THE PROSPECT of a deal with Greece’s private debtholders grew more remote yesterday as the head of the group representing its creditors accused Eurozone officials of making “unreasonable” demands.
Greek and Portuguese debt markets were spooked by the news, although a healthy French debt issue helped other markets hold steady.
Charles Dallara, head of the International Institute for Finance (IIF), which is representing banks and other creditors, said: “They [the Eurozone] want the private sector to accept interest rates that they would not accept, which is unreasonable.”

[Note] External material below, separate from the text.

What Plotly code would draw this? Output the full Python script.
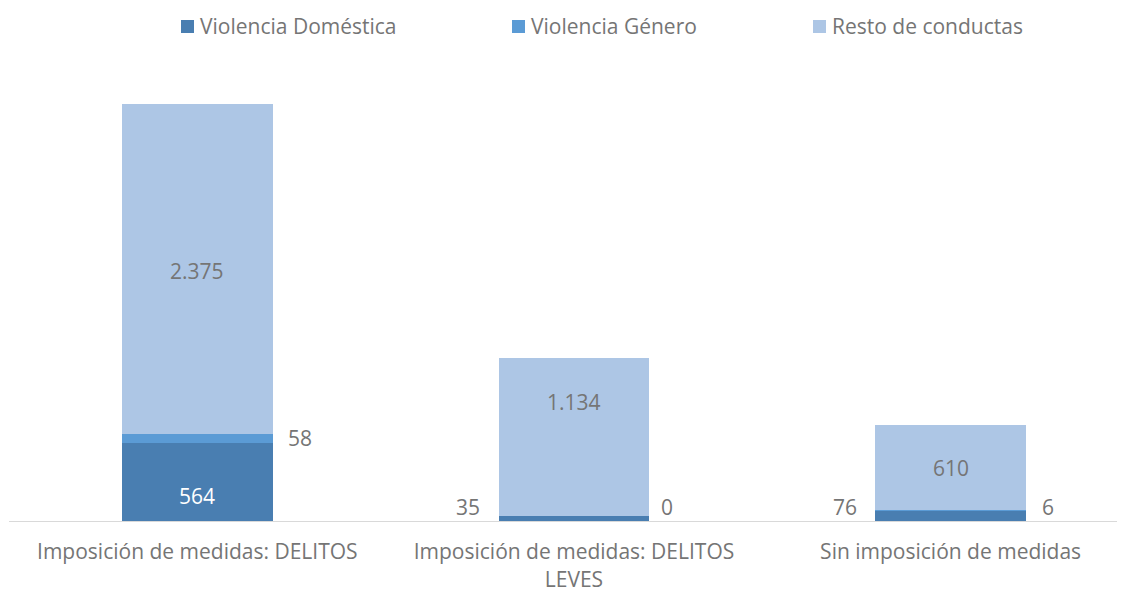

The IIF said that Dallara might not return to Athens tomorrow, as scheduled, if he does not get sufficient “clarifications” from Brussels to get interest rates “in a range that will enable a major majority of private bondholders to enter a voluntary agreement”.
Without a deal soon, Greece faces the prospect of a default in March, when €14.4bn (£11.9bn) of its bonds will mature. But it will need time after agreeing the deal to draw up the paperwork and make bond swap offers to all of its private creditors.
Yields on ten-year Portuguese debt jumped 1.952 percentage points to 14.409 per cent, as worries spread from the Greek negotiations.
Meanwhile, France sold €8.6bn in short-term debt at relatively low interest rates, despite Friday’s credit rating cut, calming markets. Successful Dutch and Slovakian debt auctions also helped buoy markets.